Baileys Trail marker

Here is a trail marker that has been installed on the Baileys Trail System. Similar markers are along every trail.

It’s time to hit the hills of Athens County, bikers.

The Wayne National Forest Service and the Outdoor Recreational Council of Appalachia officially opened the built portion of the Bailey’s Trail System for mountain biking. The opening had been delayed from the expected opening date of April 15 for all off-highway vehicles, equestrians and mountain bikes due to the pandemic.

Trails were still open for hiking until the official opening on May 29. However, the goal was always to allow more than hiking on the trails as a main goal for organizers of the Baileys Trail System was to draw tourist dollars into Athens County through mountain bike tourism.

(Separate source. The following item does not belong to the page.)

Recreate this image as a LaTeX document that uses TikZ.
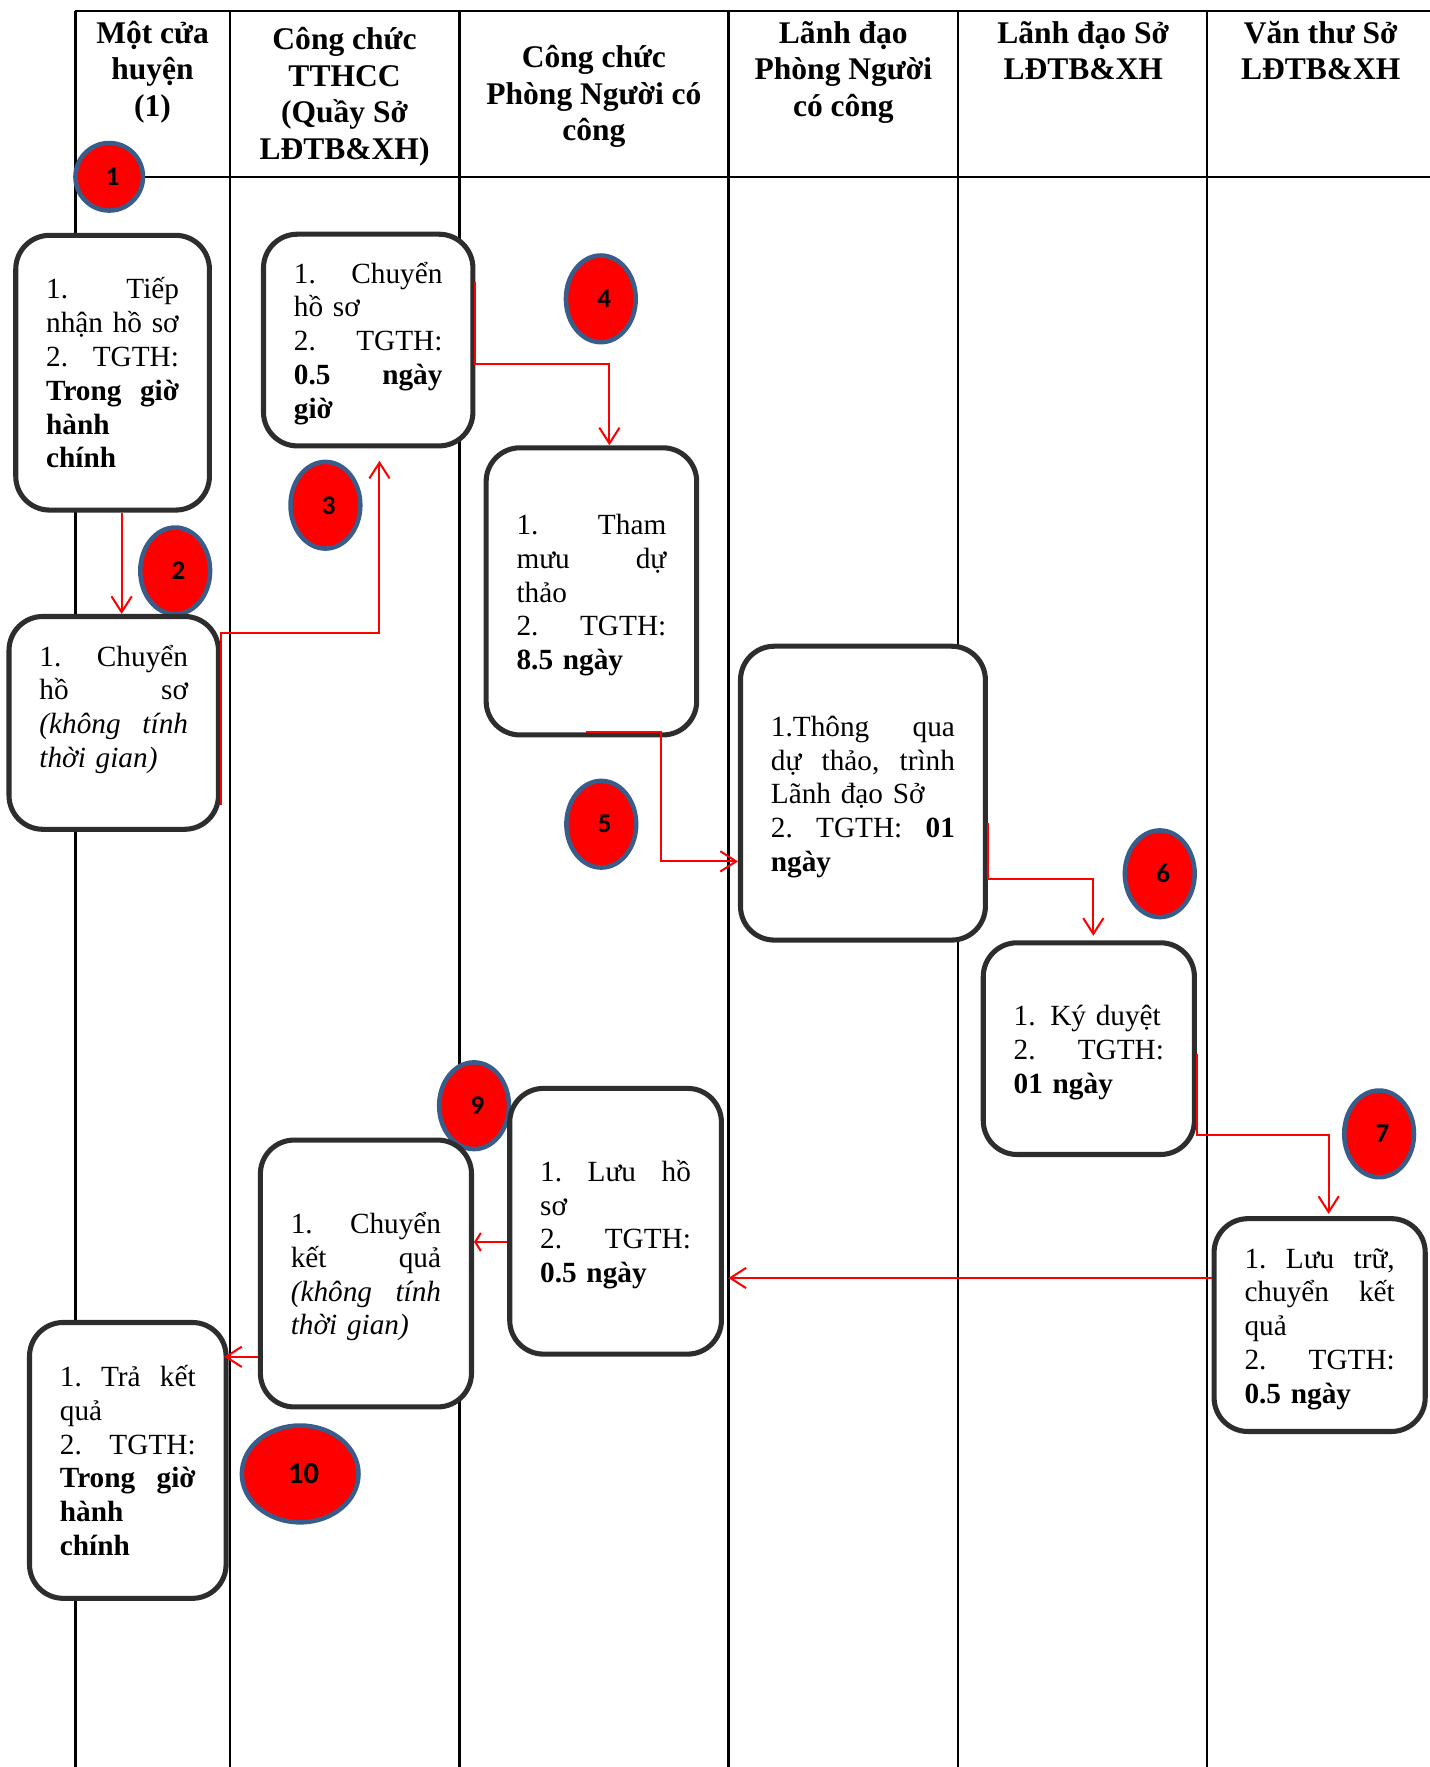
\documentclass[tikz,border=0pt]{standalone}
\usepackage{fontspec}
\setmainfont{Liberation Serif}
\newfontfamily\numfont{Carlito}
\usepackage{tikz}
\usetikzlibrary{shapes.geometric,arrows.meta,calc}
\definecolor{numblue}{RGB}{56,93,138}
\definecolor{boxgray}{RGB}{45,45,45}
% fixed height of first line and depth of last line in a step box
\newcommand{\lntop}{\rule{0pt}{16pt}}
\newcommand{\lnbot}{\rule[-6.5pt]{0pt}{6.5pt}}

\begin{document}
\begin{tikzpicture}[x=0.5pt, y=-0.5pt,
    lane/.style={line width=1pt},
    head/.style={align=center, font=\bfseries\fontsize{14}{16.2}\selectfont},
    box/.style={draw=boxgray, line width=2.25pt, rounded corners=15pt, fill=white,
        align=left, inner xsep=13.5pt, inner ysep=0pt, font=\fontsize{13}{15}\selectfont},
    num/.style={ellipse, draw=numblue, fill=red, line width=2pt, inner sep=0pt,
        minimum width=31pt, minimum height=38.5pt, font=\numfont\bfseries\fontsize{12}{12}\selectfont,
        execute at begin node=\hspace*{3pt}},
    flow/.style={draw=red, line width=0.9pt, -{Straight Barb[length=7pt,width=9pt]}}]
    \useasboundingbox (0,0) rectangle (1270,1569.3);

    % Lanes
    \draw[lane] (67,10) -- (1270,10);
    \draw[lane] (67,157) -- (1270,157);
    \foreach \x in {67,204,408,647,851,1072} {
        \draw[lane] (\x,10) -- (\x,1569.3);
    }
    \node[head] (h1) at (135.5,64) {Một cửa\\ huyện\\ (1)};
    \node[head] (h2) at (306,86) {Công chức\\ TTHCC\\ (Quầy Sở\\ LĐTB\&XH)};
    \node[head] (h3) at (527.5,86) {Công chức\\ Phòng Người có\\ công};
    \node[head] (h4) at (749,64) {Lãnh đạo\\ Phòng Người\\ có công};
    \node[head] (h5) at (962,45) {Lãnh đạo Sở\\ LĐTB\&XH};
    \node[head] (h6) at (1173,45) {Văn thư Sở\\ LĐTB\&XH};

    % Step numbers
    \node[num, minimum width=30pt, minimum height=30pt] (s1) at (97,157) {1};
    \node[num] (s2) at (155.6,507) {2};
    \node[num] (s3) at (289,448.7) {3};
    \node[num] (s4) at (533.6,265.4) {4};
    \node[num] (s5) at (534,732) {5};
    \node[num] (s6) at (1030,776) {6};
    \node[num] (s7) at (1224.8,1007) {7};
    \node[num] (s9) at (421,982) {9};
    \node[num, minimum width=51.8pt, minimum height=43pt, execute at begin node={},
        font=\numfont\bfseries\fontsize{13.5}{13.5}\selectfont] (s10) at (266.6,1309) {10};

    % Steps
    \node[box, minimum height=122pt, text width=59pt] (tiepnhan) at (100,331)
        {\lntop 1.\hfill Tiếp\\ nhận hồ sơ\\ 2.\hfill TGTH:\\ \textbf{Trong\hfill giờ}\\ \textbf{hành}\\ \textbf{chính}\lnbot};
    \node[box, minimum height=94.5pt, text width=66pt] (chuyenhs) at (101,642)
        {\lntop 1.\hfill Chuyển\\ hồ\hfill sơ\\ \textit{(không\hfill tính}\\ \textit{thời gian)}\\ \lnbot};
    \node[box, minimum height=94pt, text width=66pt] (chuyenqs) at (327,302)
        {\lntop 1.\hfill Chuyển\\ hồ sơ\\ 2.\hfill TGTH:\\ \textbf{0.5\hfill ngày}\\ \textbf{giờ}\lnbot};
    \node[box, minimum height=127.5pt, text width=66.5pt] (thammuu) at (525.25,525.2)
        {\lntop 1.\hfill Tham\\ mưu\hfill dự\\ thảo\\ 2.\hfill TGTH:\\ \textbf{8.5 ngày}\lnbot};
    \node[box, minimum height=130.5pt, text width=81.75pt] (thongqua) at (766.4,704.4)
        {\lntop 1.Thông\hfill qua\\ dự\hfill thảo,\hfill trình\\ Lãnh đạo Sở\\ 2.\hfill TGTH:\hfill \textbf{01}\\ \textbf{ngày}\lnbot};
    \node[box, minimum height=94pt, text width=66.75pt] (kyduyet) at (967,931.3)
        {\lntop 1. Ký duyệt\\ 2.\hfill TGTH:\\ \textbf{01 ngày}\lnbot};
    \node[box, minimum height=94.5pt, text width=66.75pt] (luutru) at (1172,1176.8)
        {\lntop 1.\hfill Lưu\hfill trữ,\\ chuyển\hfill kết\\ quả\\ 2.\hfill TGTH:\\ \textbf{0.5 ngày}\lnbot};
    \node[box, minimum height=118pt, text width=67pt] (luuhs) at (546.7,1084.6)
        {\lntop 1.\hfill Lưu\hfill hồ\\ sơ\\ 2.\hfill TGTH:\\ \textbf{0.5 ngày}\lnbot};
    \node[box, minimum height=118.5pt, text width=66.75pt] (chuyenkq) at (325,1131)
        {\lntop 1.\hfill Chuyển\\ kết\hfill quả\\ \textit{(không\hfill tính}\\ \textit{thời gian)}\lnbot};
    \node[box, minimum height=122.5pt, text width=60.3pt] (trakq) at (113.5,1297)
        {\lntop 1.\hfill Trả\hfill kết\\ quả\\ 2.\hfill TGTH:\\ \textbf{Trong\hfill giờ}\\ \textbf{hành}\\ \textbf{chính}\lnbot};

    % Flow
    \draw[flow] ([xshift=4pt]tiepnhan.south) -- ([xshift=4pt]tiepnhan.south |- chuyenhs.north);
    \draw[flow] ([yshift=-36.5pt]chuyenhs.east) -- ([yshift=40pt]chuyenhs.east)
        -| ([xshift=5pt,yshift=-5.5pt]chuyenqs.south);
    \draw[flow] ([yshift=26pt]chuyenqs.east) -- ([yshift=-10.5pt]chuyenqs.east)
        -| ([xshift=8pt]thammuu.north);
    \draw[flow] ([xshift=-2.5pt,yshift=2.5pt]thammuu.south) -- ([xshift=31pt,yshift=2.5pt]thammuu.south)
        |- ([yshift=-30.3pt]thongqua.west);
    \draw[flow] ([yshift=-13.3pt]thongqua.east) -- ([yshift=-38.3pt]thongqua.east)
        -| ([xshift=2pt,yshift=2pt]kyduyet.north);
    \draw[flow] ([yshift=-2.35pt]kyduyet.east) -- ([yshift=-38.35pt]kyduyet.east)
        -| ([xshift=4pt,yshift=1pt]luutru.north);
    \draw[flow] ([yshift=20.9pt]luutru.west) -- ([xshift=2pt,yshift=20.9pt]luuhs.east |- luutru.west);
    \draw[flow, -{Straight Barb[length=2.5pt,width=8pt]}] ([yshift=-9.2pt]luuhs.west)
        -- ([yshift=-9.2pt]chuyenkq.east |- luuhs.west);
    \draw[flow] ([yshift=-37pt]chuyenkq.west) -- ([xshift=-2pt,yshift=-37pt]trakq.east |- chuyenkq.west);
\end{tikzpicture}
\end{document}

Trail system organizers have surmounted many hurdles, but more are still to be addressed. One such hurdle continues to be difficulties in financing the project. About $3.6 million is needed to complete the trail, and many funding sources have become less of a certain bet for trail administrators as the global economy takes a pandemic-driven hit and government entities reassess financial reach.

The Athens City Council had approved an ordinance in December authorizing the city to enter into a financial commitment with the Outdoor Recreational Council of Appalachia. The ordinance would have the city pay a minimum of $90,000 each year for two decades, but no payments have yet been made by the city.

The County Commissioners also have discussed a one-time payment of $90,000 for the trail system, having already turned down an agreement similar to what the City signed. The payment was approved, but is now in question as the Commissioners reassess the county’s budget.

Dawn McCarthy, public relations officer for the Wayne, said the groups involved have not recently received any new grants, but that the National Forest Service has $350,000 that it would like to put toward the trail system as a recreational trail grant.

ORCA has promised to match 20 percent of that grant. The funding would go toward the second phase of trail construction. It would connect the Doanville trailhead to Nelsonville, among other attractive prospects.

Currently, ORCA is seeking an executive director, who will take the lead on financing for the trail system.

There have been individuals hiking on the trails for a while, according to Dawn McCarthy, public relations officer for the Wayne, but this allows for increased usage. Kiosks and trail markers have been installed at intersections and trailheads, but other things to benefit the trails are still in the works. Much of the work has been completed by volunteers.

McCarthy confirmed that once ORCA hires an executive director, the entity will be in charge of managing the trail system.